Jace Clayton is an artist based in Manhattan, also known for his work as DJ/rupture. Clayton uses an interdisciplinary approach to focus on how sound, memory, and public space interact, with an emphasis on low-income communities and the global South. His book Uproot: Travels in 21st Century Music and Digital Culture was published in 2016 by Farrar, Straus and Giroux. Recent projects include Sufi Plug Ins, a free suite of music software-as-art, based on non-western conceptions of sound and alternative interfaces; Room 21, an evening-length composition for 20 musicians staged at the Barnes Foundation; and The Julius Eastman Memorial Dinner, a touring performance piece for grand pianos, electronics, and voice.

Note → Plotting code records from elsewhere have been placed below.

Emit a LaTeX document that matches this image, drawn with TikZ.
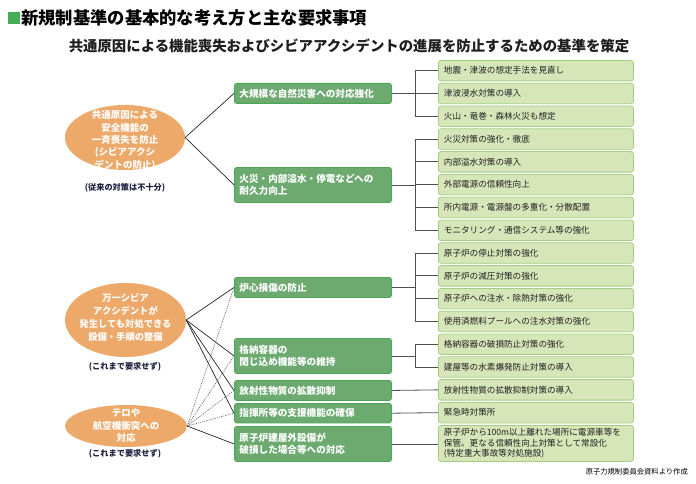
\documentclass[tikz,border=0pt]{standalone}
\usepackage{fontspec}
\setmainfont{Noto Sans CJK JP}
\usetikzlibrary{shapes.geometric}
\definecolor{orng}{HTML}{EDA96A}
\definecolor{mgreen}{HTML}{6CAA70}
\definecolor{mgreenB}{HTML}{49A653}
\definecolor{rgreen}{HTML}{D7E6B9}
\definecolor{rgreenB}{HTML}{A2CF82}
\definecolor{tgreen}{HTML}{45AD55}
\definecolor{navy}{HTML}{1F2240}
\definecolor{treec}{HTML}{505050}
\begin{document}
\begin{tikzpicture}[x=1pt,y=-1pt,
  mbox/.style={draw=mgreenB, fill=mgreen, rounded corners=2.5pt, line width=0.9pt, anchor=north west,
    text width=147pt, inner xsep=5pt, inner ysep=0pt, align=left, text=white, minimum height=20pt,
    font=\bfseries\fontsize{9.6}{12}\selectfont},
  rbox/.style={draw=rgreenB, fill=rgreen, rounded corners=2.5pt, line width=0.8pt, anchor=north west,
    text width=184pt, inner xsep=5.5pt, inner ysep=0pt, align=left, minimum height=20.5pt, text=black!88,
    font=\fontsize{8.6}{10.6}\selectfont},
  oval/.style={ellipse, fill=orng, inner sep=0pt},
  ovaltext/.style={align=center, text=white, inner sep=0pt},
  caption/.style={text=navy, font=\bfseries\fontsize{8.2}{10}\selectfont, inner sep=0pt},
  tree/.style={draw=treec, line width=0.8pt},
  link/.style={draw=black!85, line width=0.7pt},
  dlink/.style={draw=black!60, line width=0.6pt, dash pattern=on 1.2pt off 1pt}
]
\useasboundingbox (0,0) rectangle (696,484);
\fill[white] (0,0) rectangle (696,484);

% title
\node[fill=tgreen, minimum size=12pt, inner sep=0pt] (sq) at (14,18) {};
\node[anchor=west, inner sep=0pt, font=\bfseries\fontsize{17.3}{20}\selectfont] (title) at (21,18) {新規制基準の基本的な考え方と主な要求事項};
\node[inner sep=0pt, font=\bfseries\fontsize{14.4}{16}\selectfont, text=black!88] (sub) at (349,46) {共通原因による機能喪失およびシビアアクシデントの進展を防止するための基準を策定};

% ellipses
\node[oval, minimum width=120pt, minimum height=65pt] (e1) at (125,137.5) {};
\node[ovaltext, font=\bfseries\fontsize{9.5}{12.3}\selectfont] (e1t) at (125,140.5) {共通原因による\\安全機能の\\一斉喪失を防止\\(シビアアクシ\\デントの防止)};
\node[caption] (c1) at (125,188) {(従来の対策は不十分)};

\node[oval, minimum width=121pt, minimum height=74pt] (e2) at (125.5,320) {};
\node[ovaltext, font=\bfseries\fontsize{9.3}{13}\selectfont] (e2t) at (125.5,317.5) {万一シビア\\アクシデントが\\発生しても対処できる\\設備・手順の整備};
\node[caption] (c2) at (125,367) {(これまで要求せず)};

\node[oval, minimum width=122pt, minimum height=42pt] (e3) at (126,426) {};
\node[ovaltext, font=\bfseries\fontsize{9.5}{12.5}\selectfont] (e3t) at (126,425.5) {テロや\\航空機衝突への\\対応};
\node[caption] (c3) at (125,454) {(これまで要求せず)};

% middle boxes
\node[mbox] (m1) at (234,83) {大規模な自然災害への対応強化};
\node[mbox, minimum height=35pt] (m2) at (234,167) {火災・内部溢水・停電などへの\\耐久力向上};
\node[mbox] (m3) at (234,277) {炉心損傷の防止};
\node[mbox, minimum height=35pt] (m4) at (234,338) {格納容器の\\閉じ込め機能等の維持};
\node[mbox] (m5) at (234,380) {放射性物質の拡散抑制};
\node[mbox, minimum height=19.5pt] (m6) at (234,403) {指揮所等の支援機能の確保};
\node[mbox, minimum height=35pt] (m7) at (234,426) {原子炉建屋外設備が\\破損した場合等への対応};

% right boxes
\node[rbox] (r1) at (438,60) {地震・津波の想定手法を見直し};
\node[rbox] (r2) at (438,82.8) {津波浸水対策の導入};
\node[rbox] (r3) at (438,105.6) {火山・竜巻・森林火災も想定};
\node[rbox] (r4) at (438,128.4) {火災対策の強化・徹底};
\node[rbox] (r5) at (438,151.2) {内部溢水対策の導入};
\node[rbox] (r6) at (438,174) {外部電源の信頼性向上};
\node[rbox] (r7) at (438,196.8) {所内電源・電源盤の多重化・分散配置};
\node[rbox] (r8) at (438,219.6) {モニタリング・通信システム等の強化};
\node[rbox] (r9) at (438,242.4) {原子炉の停止対策の強化};
\node[rbox] (r10) at (438,265.2) {原子炉の減圧対策の強化};
\node[rbox] (r11) at (438,288) {原子炉への注水・除熱対策の強化};
\node[rbox] (r12) at (438,310.8) {使用済燃料プールへの注水対策の強化};
\node[rbox] (r13) at (438,333.6) {格納容器の破損防止対策の強化};
\node[rbox] (r14) at (438,356.4) {建屋等の水素爆発防止対策の導入};
\node[rbox] (r15) at (438,379.2) {放射性物質の拡散抑制対策の導入};
\node[rbox] (r16) at (438,402) {緊急時対策所};
\node[rbox, minimum height=36pt] (r17) at (438,425) {原子炉から100m以上離れた場所に電源車等を\\保管。更なる信頼性向上対策として常設化\\(特定重大事故等対処施設)};

% tree connectors
\foreach \r in {r1,r2,r3} \draw[tree] (\r.west) -- ++(-23,0) |- (m1.east);
\foreach \r in {r4,r5,r6,r7,r8} \draw[tree] (\r.west) -- ++(-23,0) |- (m2.east);
\foreach \r in {r9,r10,r11,r12} \draw[tree] (\r.west) -- ++(-23,0) |- (m3.east);
\foreach \r in {r13,r14} \draw[tree] (\r.west) -- ++(-23,0) |- (m4.east);
\draw[tree] (m5.east) -- (r15.west);
\draw[tree] (m6.east) -- (r16.west);
\draw[tree] (m7.east) -- (m7.east -| r17.west);

% ellipse connectors
\draw[link] (e1.east) -- (m1.west);
\draw[link] (e1.east) -- (m2.west);
\foreach \m in {m3,m4,m5,m6} \draw[link] (e2.east) -- (\m.west);
\foreach \m in {m3,m4,m5,m6} \draw[dlink] (e3.east) -- (\m.west);
\draw[link] (e3.east) -- (m7.west);

% source
\node[anchor=east, inner sep=0pt, font=\fontsize{7.3}{9}\selectfont] (src) at (688,472) {原子力規制委員会資料より作成};
\end{tikzpicture}
\end{document}
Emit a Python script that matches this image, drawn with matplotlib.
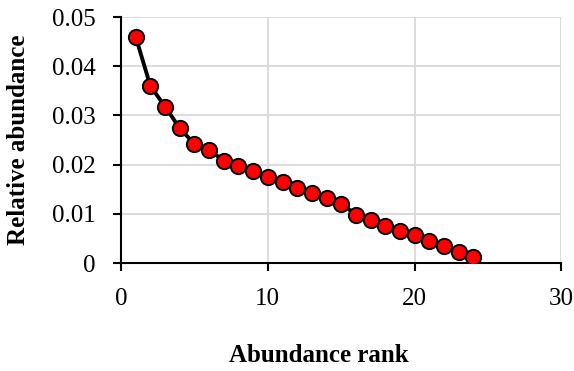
import matplotlib
matplotlib.use("Agg")
import matplotlib.pyplot as plt

rank = list(range(1, 25))
rel_abundance = [0.0460, 0.0360, 0.0318, 0.0274, 0.0242, 0.0230, 0.0208, 0.0197,
                 0.0187, 0.0175, 0.0165, 0.0153, 0.0142, 0.0132, 0.0121, 0.0098,
                 0.0087, 0.0076, 0.0066, 0.0056, 0.0045, 0.0034, 0.0023, 0.0012]
x_ticks = [0, 10, 20, 30]
y_ticks = [0, 0.01, 0.02, 0.03, 0.04, 0.05]
y_tick_labels = ["0", "0.01", "0.02", "0.03", "0.04", "0.05"]

plt.rcParams['font.family'] = ['Liberation Serif', 'DejaVu Serif']

fig = plt.figure(figsize=(5.74, 3.71), dpi=100)
ax = fig.add_axes([0.2108, 0.291, 0.7674, 0.663])

ax.plot(rank, rel_abundance, color='black', linewidth=2.8, marker='o',
        markersize=11, markerfacecolor='#ff0000', markeredgecolor='black',
        markeredgewidth=1.4, zorder=3)

ax.set_xlim(0, 30)
ax.set_ylim(0, 0.05)
ax.set_xticks(x_ticks)
ax.set_yticks(y_ticks)
ax.set_yticklabels(y_tick_labels)
ax.grid(True, color='#d9d9d9', linewidth=1.3)
ax.set_axisbelow(True)
for s in ['top', 'right']:
    ax.spines[s].set_visible(False)
for s in ['left', 'bottom']:
    ax.spines[s].set_linewidth(1.5)
    ax.spines[s].set_clip_on(False)
ax.tick_params(axis='both', length=6, width=1.5, labelsize=18)
ax.tick_params(axis='x', pad=12)
ax.tick_params(axis='y', pad=12)

ax.set_xlabel('Abundance rank', fontsize=18, fontweight='bold', labelpad=28)
ax.xaxis.set_label_coords(0.45, -0.33)
ax.set_ylabel('Relative abundance', fontsize=18, fontweight='bold', labelpad=16)

fig.savefig('out.png', dpi=100)
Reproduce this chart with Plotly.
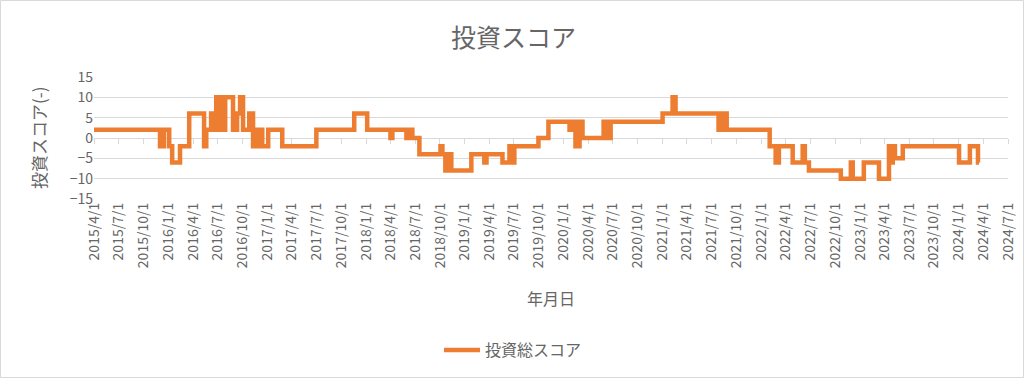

He is a 2014 New York Foundation for the Arts Nonfiction Literature fellow, a 2013 Creative Capital Performing Arts grantee, and recipient of a Foundation for Contemporary Art artists award. He joined the Music/Sound faculty of Bard College’s MFA program in 2013. Clayton has been an artist-in-residence with the Lower Manhattan Cultural Council, Eyebeam Art + Technology Atelier, and a USC Annenberg/Getty Arts Journalism fellow. Clayton has performed in over three dozen countries, and has given artist talks at a number of museums, universities, and other institutions. His book Uproot: Travels in 21st Century Music and Digital Culture was published by Farrar, Straus and Giroux
Gbadu and the Moirai Index
Gbadu and the Moirai Index is an experimental musical composition and performance piece for four vocalists and the stock market. The performance will be staged in New York near Wall Street, with singers representing the Moirai (the three Fates) and Gbadu (their West African counterpart). Each singer’s vocals are processed and transformed by real-time financial data, mapped to character-appropriate stock market indexes. Due to market fluctuations, although the score is fixed, each performance will sound radically different.